There are those who fret over an investment gone bad before moving on, others who consider money lost a lesson learned. Then there’s James Hill, whose investment in an upstart custom boot company took this racehorse owner and retired equine veterinarian from Florida to El Paso, Texas, to rescue an investment that was quickly going south.
“I guess my due diligence was insufficient: They spent the money but didn’t make any boots,” Hill says of the team he invested in. After he flew to Texas and got a first-hand look at the business, Hill gave the management team the boot, so to speak, and set about getting the company in order and getting a new team in so he could get back to the business of retirement and of managing the racehorses he owns. That was 1996. Today, Hill still runs the now-eponymous custom boot company from El Paso, where he leads a team of craftsmen who meticulously design and produce J.B. Hill custom boots each day for clients around the country, around the world even.
The J.B. Hill team operates from a nondescript brick building not far from El Paso’s airport and, like much of El Paso, just a stone’s throw from the border of Mexico. The front office houses the showroom, where “walk-ins” — more likely those clients who prefer to fly to El Paso to get fitted and make their selections than to do it long distance — can browse and be fitted. In back is where the real business of making boots takes place, amid old Singer sewing machines and stacks of hides of every color and type, and where the smell of leather and glue permeates the air even before the team comes in to get to work.
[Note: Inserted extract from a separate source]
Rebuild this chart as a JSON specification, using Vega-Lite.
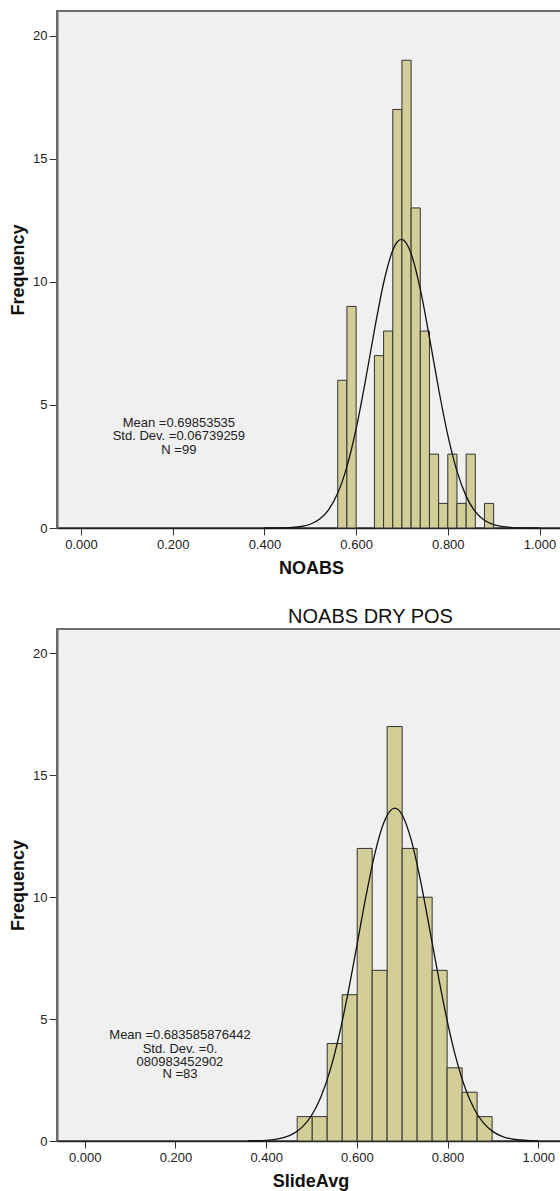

At 7 o’clock sharp, the craftsmen — and all but one are men — come in to turn some of the finest hides available (elk, bison, kangaroo, stingray, and eel, just to name a few) into some of the highest quality boots a cowboy or city slicker will ever set foot in. Some of the workers are lifelong bootmakers and have been with J.B. Hill for as long, or nearly as long, as Hill himself. Most have learned the craft of bootmaking from other family members; this is a trade that’s passed down from generation to generation.
Before the day is over, the team will have made between just eight and 10 pairs of boots, and nearly everyone on the floor will have touched the boots in some capacity as they made their way through the production process. Not surprisingly, J.B. Hill boots command a premium price: Boots start at $825 but easily move into the thousands, depending on materials and design.